— start of Material provided —

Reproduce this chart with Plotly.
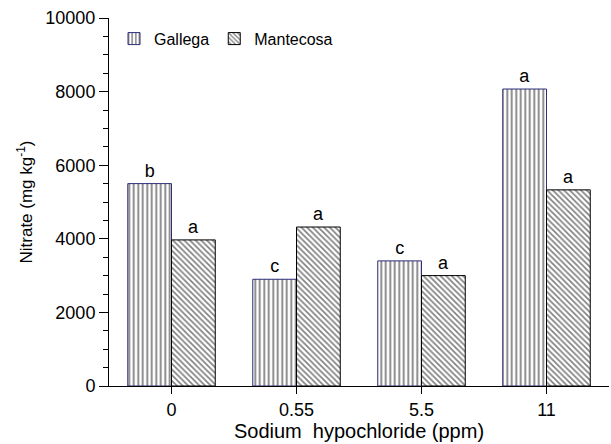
import plotly.graph_objects as go

categories = ["0", "0.55", "5.5", "11"]
gallega = [5500, 2900, 3400, 8070]
mantecosa = [3970, 4320, 3000, 5330]
gallega_letters = ["b", "c", "c", "a"]
mantecosa_letters = ["a", "a", "a", "a"]

font = "Liberation Sans, Arial, sans-serif"

fig = go.Figure()
fig.add_trace(go.Bar(
    x=categories, y=gallega, name="Gallega",
    text=gallega_letters, textposition="outside", cliponaxis=False,
    textfont=dict(size=18, color="black", family=font),
    marker=dict(color="white", line=dict(color="#2e2e7a", width=1),
                pattern=dict(shape="|", fgcolor="black", bgcolor="white", size=4.5, solidity=0.4)),
))
fig.add_trace(go.Bar(
    x=categories, y=mantecosa, name="Mantecosa",
    text=mantecosa_letters, textposition="outside", cliponaxis=False,
    textfont=dict(size=18, color="black", family=font),
    marker=dict(color="white", line=dict(color="black", width=1),
                pattern=dict(shape="\\", fgcolor="black", bgcolor="white", size=4, solidity=0.4)),
))

fig.update_layout(
    width=611, height=444,
    margin=dict(l=109, r=2, t=18, b=58),
    paper_bgcolor="white", plot_bgcolor="white",
    barmode="group", bargap=0.3, bargroupgap=0,
    font=dict(family=font, size=17, color="black"),
    showlegend=True,
    legend=dict(orientation="h", x=0.01, y=0.99, xanchor="left", yanchor="top",
                font=dict(size=16, family=font), bgcolor="rgba(0,0,0,0)",
                itemwidth=30, tracegroupgap=0),
)
fig.update_xaxes(
    type="category", range=[-0.5, 3.5],
    showline=True, linecolor="black", linewidth=1,
    ticks="outside", ticklen=7, tickcolor="black",
    tickfont=dict(size=18),
    title=dict(text="Sodium  hypochloride (ppm)", font=dict(size=20), standoff=0),
    showgrid=False, zeroline=False,
)
fig.update_yaxes(
    range=[0, 10000], tickvals=[0, 2000, 4000, 6000, 8000, 10000], tickformat="d",
    showline=True, linecolor="black", linewidth=1,
    ticks="outside", ticklen=9, tickcolor="black",
    minor=dict(dtick=500, ticks="outside", ticklen=5, tickcolor="black", showgrid=False),
    tickfont=dict(size=18),
    title=dict(text="Nitrate (mg kg<sup>-1</sup>)", font=dict(size=17), standoff=8),
    showgrid=False, zeroline=False,
)

fig.write_html("out.html")
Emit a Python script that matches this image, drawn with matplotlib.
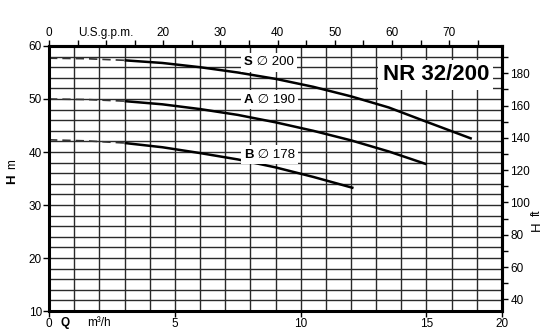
import matplotlib.pyplot as plt
import numpy as np

plt.rcParams['font.family'] = ['Liberation Sans', 'DejaVu Sans']

M_TO_FT = 3.28084
M3H_TO_GPM = 4.40287

# curves: Q in m3/h, H in m
s_q = [0, 1.5, 3, 4.5, 6, 7.5, 9, 10.5, 12, 13.5, 15, 16.8]
s_h = [57.7, 57.6, 57.3, 56.8, 56.0, 55.0, 53.8, 52.3, 50.5, 48.4, 45.7, 42.5]
a_q = [0, 1.5, 3, 4.5, 6, 7.5, 9, 10.5, 12, 13.5, 15]
a_h = [50.0, 49.9, 49.6, 49.0, 48.1, 47.0, 45.6, 44.0, 42.2, 40.1, 37.7]
b_q = [0, 1.5, 3, 4.5, 6, 7.5, 9, 10.5, 12.1]
b_h = [42.3, 42.1, 41.7, 40.9, 39.8, 38.6, 37.1, 35.3, 33.2]

curves = [
    ("S", "200", s_q, s_h, 56.9),
    ("A", "190", a_q, a_h, 49.9),
    ("B", "178", b_q, b_h, 39.5),
]

x_ticks = [0, 5, 10, 15, 18]
x_labels = ["0", "5", "10", "15", "20"]
gpm_ticks = [0, 10, 20, 30, 40, 50, 60, 70]
gpm_labels = ["0", "U.S.g.p.m.", "20", "30", "40", "50", "60", "70"]
ft_ticks = [40, 60, 80, 100, 120, 140, 160, 180]

fig = plt.figure(figsize=(5.55, 3.35), dpi=100)
ax = fig.add_axes([0.0883, 0.0716, 0.8162, 0.7911])

xmax = 18.0
ax.set_xlim(0, xmax)
ax.set_ylim(10, 60)

# grid
for q in range(1, 18):
    ax.axvline(q, color='#2a2a2a', lw=1.0, zorder=1)
for h in range(12, 60, 2):
    ax.axhline(h, color='#2a2a2a', lw=1.0, zorder=1)

box = dict(boxstyle='square,pad=0.25', fc='white', ec='none')
for name, dia, q, h, ly in curves:
    q = np.array(q)
    h = np.array(h)
    dash = q <= 3
    ax.plot(q[dash], h[dash], color='#333333', lw=1.2, ls=(0, (5, 3)), zorder=3)
    ax.plot(q[q >= 3], h[q >= 3], color='black', lw=1.8, zorder=3,
            solid_capstyle='butt')
    t1 = ax.text(7.75, ly, name, fontsize=9.5, fontweight='bold', va='center',
                 ha='left', zorder=5, bbox=box)
    ax.annotate(" \u2205 " + dia, xy=(1, 0.5), xycoords=t1, fontsize=9.5,
                va='center', ha='left', zorder=4, bbox=box)

ax.text(0.854, 0.892, "NR 32/200", transform=ax.transAxes, fontsize=16,
        fontweight='bold', ha='center', va='center', zorder=5,
        bbox=dict(boxstyle='square,pad=0.2', fc='white', ec='none'))

for sp in ax.spines.values():
    sp.set_linewidth(2.2)
    sp.set_zorder(6)

ax.set_xticks(x_ticks)
ax.set_xticklabels(x_labels)
ax.set_yticks([10, 20, 30, 40, 50, 60])
ax.tick_params(axis='both', labelsize=8.5, length=4, width=1, pad=1)

# right axis in feet
axr = ax.twinx()
axr.set_ylim(10 * M_TO_FT, 60 * M_TO_FT)
axr.set_yticks(ft_ticks)
axr.set_yticks(range(50, 200, 20), minor=True)
axr.tick_params(axis='y', which='both', labelsize=8.5, length=4, width=1, pad=2)
axr.spines['right'].set_linewidth(2.2)

# top axis in US gpm
axt = ax.twiny()
axt.set_xlim(0, xmax * M3H_TO_GPM)
axt.set_xticks(gpm_ticks)
axt.set_xticklabels(gpm_labels)
axt.set_xticks(range(5, 80, 10), minor=True)
axt.tick_params(axis='x', which='both', labelsize=8.5, length=4, width=1, pad=1)
axt.spines['top'].set_linewidth(2.2)

# axis titles
fig.text(0.022, 0.465, "H", rotation=90, fontsize=9.5, fontweight='bold',
         ha='center', va='center')
fig.text(0.022, 0.51, "m", rotation=90, fontsize=8.5, ha='center', va='center')
fig.text(0.967, 0.325, "H", rotation=90, fontsize=9.5, ha='center', va='center')
fig.text(0.967, 0.365, "ft", rotation=90, fontsize=8.5, ha='center', va='center')
fig.text(0.118, 0.035, "Q", fontsize=8.5, fontweight='bold', ha='center',
         va='center')
fig.text(0.178, 0.035, "m\u00b3/h", fontsize=8.5, ha='center', va='center')

fig.savefig('out.png', dpi=100)
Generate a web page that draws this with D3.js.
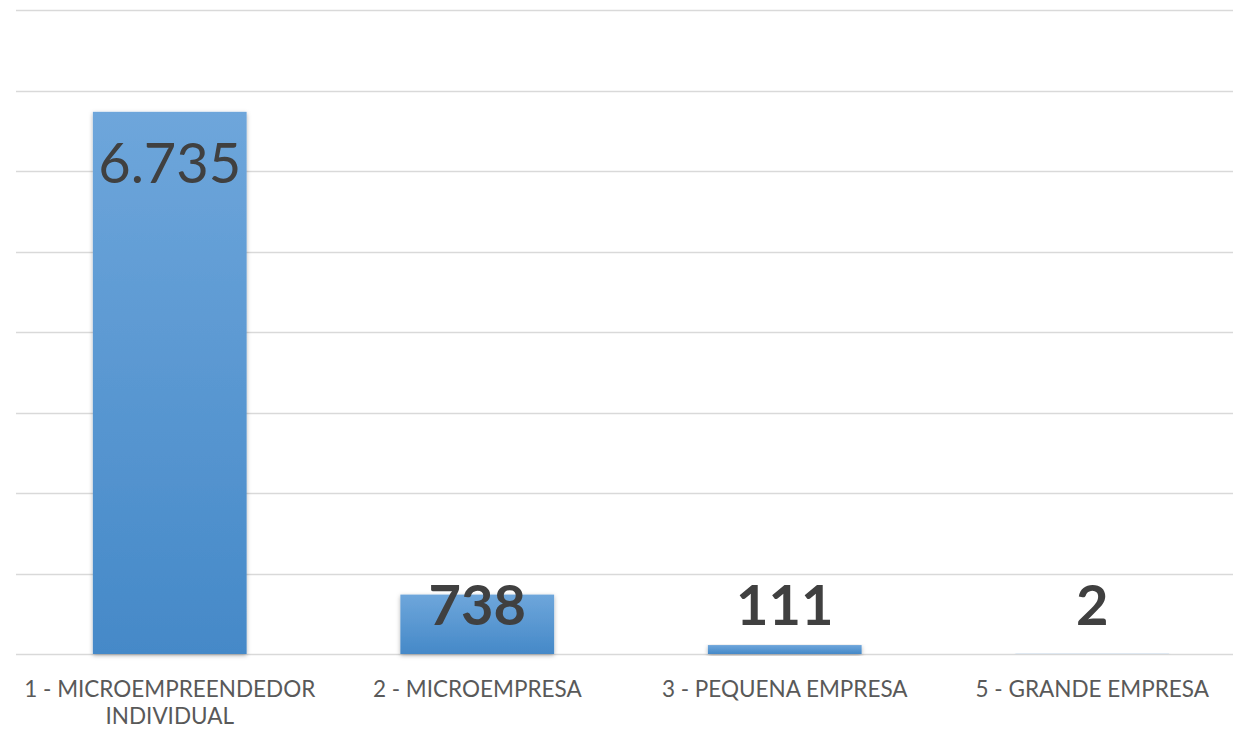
<!DOCTYPE html>
<html>
<head>
<meta charset="utf-8">
<script src="https://cdn.jsdelivr.net/npm/d3@7"></script>
<style>
	body { margin: 0; background: #fff; }
	svg { display: block; font-family: Lato, "Open Sans", sans-serif; }
</style>
</head>
<body>
<svg id="chart" width="1233" height="731"></svg>
<script>
// porte das empresas
var categories = ["1 - MICROEMPREENDEDOR INDIVIDUAL", "2 - MICROEMPRESA", "3 - PEQUENA EMPRESA", "5 - GRANDE EMPRESA"];
var values = [6735, 738, 111, 2];
var yTicks = [0, 1000, 2000, 3000, 4000, 5000, 6000, 7000, 8000];

var width = 1233, height = 731;
var plot = {left: 16, right: 1246, top: 10, bottom: 654};

var svg = d3.select("#chart");

var fmt = d3.formatLocale({decimal: ",", thousands: ".", grouping: [3], currency: ["R$", ""]}).format(",d");

var x = d3.scaleBand()
	.domain(categories)
	.range([plot.left, plot.right])
	.paddingInner(0.5)
	.paddingOuter(0.25);

var y = d3.scaleLinear()
	.domain([0, 8000])
	.range([plot.bottom, plot.top]);

var defs = svg.append("defs");
var grad = defs.append("linearGradient")
	.attr("id", "barGrad")
	.attr("x1", 0).attr("y1", 0).attr("x2", 0).attr("y2", 1);
grad.append("stop").attr("offset", "0%").attr("stop-color", "#6ea6db");
grad.append("stop").attr("offset", "100%").attr("stop-color", "#4589c8");

var shadow = defs.append("filter")
	.attr("id", "shadow")
	.attr("x", "-10%").attr("y", "-10%").attr("width", "120%").attr("height", "130%");
shadow.append("feDropShadow")
	.attr("dx", 0).attr("dy", 1.5)
	.attr("stdDeviation", 2)
	.attr("flood-color", "#000")
	.attr("flood-opacity", 0.3);

// gridlines
svg.append("g")
	.attr("class", "grid")
	.selectAll("line")
	.data(yTicks)
	.join("line")
		.attr("x1", plot.left)
		.attr("x2", width)
		.attr("y1", function(d) { return Math.round(y(d)) + 0.5; })
		.attr("y2", function(d) { return Math.round(y(d)) + 0.5; })
		.attr("stroke", "#d9d9d9")
		.attr("stroke-width", 1.5);

// bars
svg.append("g")
	.selectAll("rect")
	.data(values)
	.join("rect")
		.attr("x", function(d, i) { return x(categories[i]); })
		.attr("y", function(d) { return y(d); })
		.attr("width", x.bandwidth())
		.attr("height", function(d) { return y(0) - y(d); })
		.attr("fill", "url(#barGrad)")
		.attr("filter", "url(#shadow)");

// value labels
svg.append("g")
	.selectAll("text")
	.data(values)
	.join("text")
		.attr("x", function(d, i) { return x(categories[i]) + x.bandwidth() / 2; })
		.attr("y", function(d) { return Math.min(y(d) + 71, y(0) - 29); })
		.attr("text-anchor", "middle")
		.attr("font-size", 56)
		.attr("font-weight", function(d) { return y(0) - y(d) > 100 ? "normal" : "bold"; })
		.attr("fill", "#404040")
		.text(function(d) { return fmt(d); });

// category axis
var xAxis = svg.append("g")
	.attr("transform", "translate(0," + plot.bottom + ")")
	.call(d3.axisBottom(x).tickSize(0).tickPadding(0));
xAxis.select(".domain").remove();
xAxis.selectAll("text")
	.attr("y", 43)
	.attr("dy", 0)
	.attr("font-size", 22.5)
	.attr("font-family", "Lato, 'Open Sans', sans-serif")
	.attr("fill", "#595959")
	.call(wrap, 305);

function wrap(text, w) {
	text.each(function() {
		var text = d3.select(this),
			words = text.text().split(/\s+/).reverse(),
			word,
			line = [],
			tx = 0,
			ty = text.attr("y"),
			tspan = text.text(null).append("tspan").attr("x", tx).attr("y", ty).attr("dy", "0em");
		while (word = words.pop()) {
			line.push(word);
			tspan.text(line.join(" "));
			if (tspan.node().getComputedTextLength() > w) {
				line.pop();
				tspan.text(line.join(" "));
				line = [word];
				tspan = text.append("tspan").attr("x", tx).attr("y", ty).attr("dy", "1.22em").text(word);
			}
		}
	});
}
</script>
</body>
</html>
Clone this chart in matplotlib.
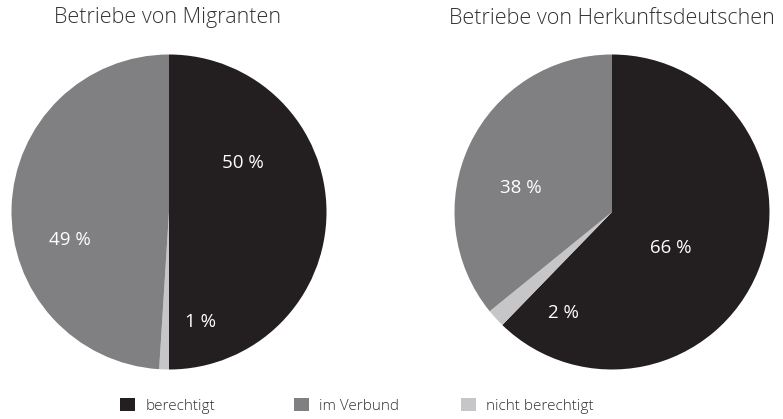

— end of Material provided —

- Your objective: Each line in the listing above that contains "this" should be copied.

- Exercise solution:
Reproduce this chart with Plotly.
Emit a Python script that matches this image, drawn with matplotlib.
Generate a web page that draws this with D3.js.
		var text = d3.select(this),
Clone this chart in matplotlib.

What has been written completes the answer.